### WHAT YOU ARE ASKED TO DO:
Reproduce exactly the lines from the one containing "Emit a web page" down to the one containing "18, 20, 22];", including both of those lines, and nothing else.

### ROWS:
******

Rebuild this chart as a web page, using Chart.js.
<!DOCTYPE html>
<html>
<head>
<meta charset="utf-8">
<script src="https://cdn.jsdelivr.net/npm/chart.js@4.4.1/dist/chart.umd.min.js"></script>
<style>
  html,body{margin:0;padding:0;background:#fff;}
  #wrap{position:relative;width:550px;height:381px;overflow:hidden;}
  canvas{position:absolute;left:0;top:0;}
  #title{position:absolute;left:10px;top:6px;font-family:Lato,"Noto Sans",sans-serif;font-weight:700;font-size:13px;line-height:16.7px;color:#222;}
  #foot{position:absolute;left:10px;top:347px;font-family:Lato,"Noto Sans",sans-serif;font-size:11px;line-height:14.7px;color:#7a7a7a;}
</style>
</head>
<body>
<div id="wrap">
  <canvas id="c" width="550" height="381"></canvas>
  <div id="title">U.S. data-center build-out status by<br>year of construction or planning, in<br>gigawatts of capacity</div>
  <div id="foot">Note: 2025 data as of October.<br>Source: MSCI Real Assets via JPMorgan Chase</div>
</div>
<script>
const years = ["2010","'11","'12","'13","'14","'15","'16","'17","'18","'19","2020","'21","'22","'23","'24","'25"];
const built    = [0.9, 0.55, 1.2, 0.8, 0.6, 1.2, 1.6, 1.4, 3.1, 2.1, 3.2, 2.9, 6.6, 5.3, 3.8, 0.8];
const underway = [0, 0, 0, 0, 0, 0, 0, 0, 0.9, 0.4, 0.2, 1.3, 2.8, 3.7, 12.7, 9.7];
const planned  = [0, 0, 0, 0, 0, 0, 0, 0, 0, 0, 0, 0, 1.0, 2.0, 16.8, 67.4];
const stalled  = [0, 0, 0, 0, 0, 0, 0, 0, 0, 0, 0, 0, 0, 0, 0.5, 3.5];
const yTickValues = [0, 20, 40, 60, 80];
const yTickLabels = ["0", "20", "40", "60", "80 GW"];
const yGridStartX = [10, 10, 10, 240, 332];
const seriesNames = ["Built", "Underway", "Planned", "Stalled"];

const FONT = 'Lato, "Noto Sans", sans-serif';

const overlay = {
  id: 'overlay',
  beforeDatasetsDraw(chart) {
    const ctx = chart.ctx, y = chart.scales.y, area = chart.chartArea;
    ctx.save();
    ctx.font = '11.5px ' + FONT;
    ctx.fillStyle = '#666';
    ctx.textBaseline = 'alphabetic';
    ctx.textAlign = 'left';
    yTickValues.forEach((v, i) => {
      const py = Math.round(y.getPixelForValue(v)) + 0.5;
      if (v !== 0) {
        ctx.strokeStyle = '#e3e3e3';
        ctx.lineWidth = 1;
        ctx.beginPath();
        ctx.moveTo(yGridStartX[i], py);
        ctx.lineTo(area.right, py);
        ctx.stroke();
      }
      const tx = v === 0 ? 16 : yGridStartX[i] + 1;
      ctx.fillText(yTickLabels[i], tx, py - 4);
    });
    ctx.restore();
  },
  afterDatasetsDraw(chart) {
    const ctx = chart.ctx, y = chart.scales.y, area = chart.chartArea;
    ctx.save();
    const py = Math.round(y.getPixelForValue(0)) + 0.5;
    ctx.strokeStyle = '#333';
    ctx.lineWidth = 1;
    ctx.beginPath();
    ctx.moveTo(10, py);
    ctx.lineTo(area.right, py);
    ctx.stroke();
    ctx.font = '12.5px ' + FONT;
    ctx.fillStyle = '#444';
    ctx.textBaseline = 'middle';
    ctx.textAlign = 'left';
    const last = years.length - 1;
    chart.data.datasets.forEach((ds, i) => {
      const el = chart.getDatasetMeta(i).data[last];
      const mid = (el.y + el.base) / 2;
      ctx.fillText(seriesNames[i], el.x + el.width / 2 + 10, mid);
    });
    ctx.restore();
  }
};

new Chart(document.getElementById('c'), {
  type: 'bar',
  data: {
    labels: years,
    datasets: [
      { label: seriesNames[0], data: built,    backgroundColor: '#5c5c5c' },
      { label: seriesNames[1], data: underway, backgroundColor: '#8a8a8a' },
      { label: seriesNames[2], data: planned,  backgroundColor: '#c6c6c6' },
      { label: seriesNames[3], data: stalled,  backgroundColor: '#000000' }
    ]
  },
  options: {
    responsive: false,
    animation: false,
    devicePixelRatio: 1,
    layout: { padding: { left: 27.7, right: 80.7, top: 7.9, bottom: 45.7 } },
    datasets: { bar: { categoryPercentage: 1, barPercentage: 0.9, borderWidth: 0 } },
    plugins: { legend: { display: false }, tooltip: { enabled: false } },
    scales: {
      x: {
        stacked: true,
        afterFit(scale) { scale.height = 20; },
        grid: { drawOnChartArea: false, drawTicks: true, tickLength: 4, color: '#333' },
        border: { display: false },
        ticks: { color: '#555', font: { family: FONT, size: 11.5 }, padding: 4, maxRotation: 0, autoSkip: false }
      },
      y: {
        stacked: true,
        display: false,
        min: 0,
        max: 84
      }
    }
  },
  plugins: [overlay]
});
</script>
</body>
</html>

******

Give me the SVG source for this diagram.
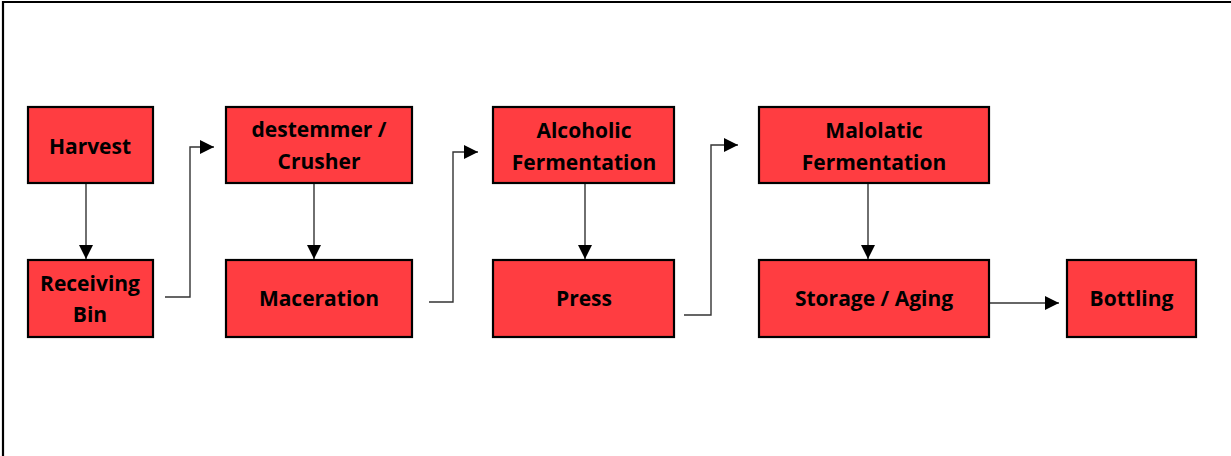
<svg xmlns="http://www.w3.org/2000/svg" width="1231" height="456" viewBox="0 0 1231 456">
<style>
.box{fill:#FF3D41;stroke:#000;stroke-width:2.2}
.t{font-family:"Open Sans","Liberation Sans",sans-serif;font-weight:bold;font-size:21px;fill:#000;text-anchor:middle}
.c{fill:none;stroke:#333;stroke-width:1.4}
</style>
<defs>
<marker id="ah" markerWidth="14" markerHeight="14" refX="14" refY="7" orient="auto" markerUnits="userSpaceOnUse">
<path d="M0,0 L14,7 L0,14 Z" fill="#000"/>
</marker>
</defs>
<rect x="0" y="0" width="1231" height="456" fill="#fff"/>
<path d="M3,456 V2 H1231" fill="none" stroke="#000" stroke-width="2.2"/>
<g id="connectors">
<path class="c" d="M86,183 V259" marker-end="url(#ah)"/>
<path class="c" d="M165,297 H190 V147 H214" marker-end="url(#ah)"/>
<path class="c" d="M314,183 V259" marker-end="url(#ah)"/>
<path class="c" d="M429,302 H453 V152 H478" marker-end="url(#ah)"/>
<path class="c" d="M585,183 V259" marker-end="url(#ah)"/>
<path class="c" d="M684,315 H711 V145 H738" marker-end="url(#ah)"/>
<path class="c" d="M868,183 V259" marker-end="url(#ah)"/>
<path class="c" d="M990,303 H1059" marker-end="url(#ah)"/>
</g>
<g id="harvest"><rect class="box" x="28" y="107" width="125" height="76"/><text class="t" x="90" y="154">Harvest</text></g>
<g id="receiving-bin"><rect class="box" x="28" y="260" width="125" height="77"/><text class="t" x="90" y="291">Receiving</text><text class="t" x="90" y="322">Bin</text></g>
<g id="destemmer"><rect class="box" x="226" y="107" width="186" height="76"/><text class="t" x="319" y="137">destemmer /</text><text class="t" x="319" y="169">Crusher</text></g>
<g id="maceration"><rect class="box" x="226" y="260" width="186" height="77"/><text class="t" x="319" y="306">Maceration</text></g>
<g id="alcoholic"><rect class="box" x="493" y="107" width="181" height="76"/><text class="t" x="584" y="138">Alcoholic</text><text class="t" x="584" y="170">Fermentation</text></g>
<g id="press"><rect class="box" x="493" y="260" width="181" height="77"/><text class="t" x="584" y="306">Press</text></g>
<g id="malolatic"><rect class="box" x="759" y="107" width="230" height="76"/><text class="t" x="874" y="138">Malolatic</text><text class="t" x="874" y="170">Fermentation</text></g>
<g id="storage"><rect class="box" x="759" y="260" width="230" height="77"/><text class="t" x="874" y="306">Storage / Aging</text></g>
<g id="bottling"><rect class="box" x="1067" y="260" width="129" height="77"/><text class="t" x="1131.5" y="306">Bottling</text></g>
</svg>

******

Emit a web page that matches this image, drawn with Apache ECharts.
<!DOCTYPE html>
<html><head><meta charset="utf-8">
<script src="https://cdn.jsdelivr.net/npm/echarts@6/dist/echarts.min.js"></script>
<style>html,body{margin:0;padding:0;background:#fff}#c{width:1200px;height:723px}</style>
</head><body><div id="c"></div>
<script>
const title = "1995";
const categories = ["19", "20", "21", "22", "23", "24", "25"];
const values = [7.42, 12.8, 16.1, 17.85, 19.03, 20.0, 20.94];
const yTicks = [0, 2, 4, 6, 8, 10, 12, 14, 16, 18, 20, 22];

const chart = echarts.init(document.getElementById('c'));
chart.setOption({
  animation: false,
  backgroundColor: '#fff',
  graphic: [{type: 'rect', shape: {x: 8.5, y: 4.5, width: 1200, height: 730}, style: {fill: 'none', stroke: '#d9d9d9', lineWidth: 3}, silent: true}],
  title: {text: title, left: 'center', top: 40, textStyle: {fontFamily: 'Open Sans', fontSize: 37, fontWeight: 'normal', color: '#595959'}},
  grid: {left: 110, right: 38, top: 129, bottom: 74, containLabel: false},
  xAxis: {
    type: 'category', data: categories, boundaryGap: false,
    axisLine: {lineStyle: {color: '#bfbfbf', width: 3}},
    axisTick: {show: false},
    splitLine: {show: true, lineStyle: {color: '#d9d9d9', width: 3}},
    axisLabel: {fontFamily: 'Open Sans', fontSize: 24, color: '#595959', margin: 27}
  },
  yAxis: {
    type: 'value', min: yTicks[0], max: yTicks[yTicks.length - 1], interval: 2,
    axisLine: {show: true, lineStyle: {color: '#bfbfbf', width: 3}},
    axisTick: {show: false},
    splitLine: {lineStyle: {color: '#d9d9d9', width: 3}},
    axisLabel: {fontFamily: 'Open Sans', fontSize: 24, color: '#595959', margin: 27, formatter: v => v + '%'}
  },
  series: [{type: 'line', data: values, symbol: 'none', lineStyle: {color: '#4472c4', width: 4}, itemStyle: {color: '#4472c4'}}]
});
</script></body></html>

******

### THE REPLY:
Emit a web page that matches this image, drawn with Apache ECharts.
<!DOCTYPE html>
<html><head><meta charset="utf-8">
<script src="https://cdn.jsdelivr.net/npm/echarts@6/dist/echarts.min.js"></script>
<style>html,body{margin:0;padding:0;background:#fff}#c{width:1200px;height:723px}</style>
</head><body><div id="c"></div>
<script>
const title = "1995";
const categories = ["19", "20", "21", "22", "23", "24", "25"];
const values = [7.42, 12.8, 16.1, 17.85, 19.03, 20.0, 20.94];
const yTicks = [0, 2, 4, 6, 8, 10, 12, 14, 16, 18, 20, 22];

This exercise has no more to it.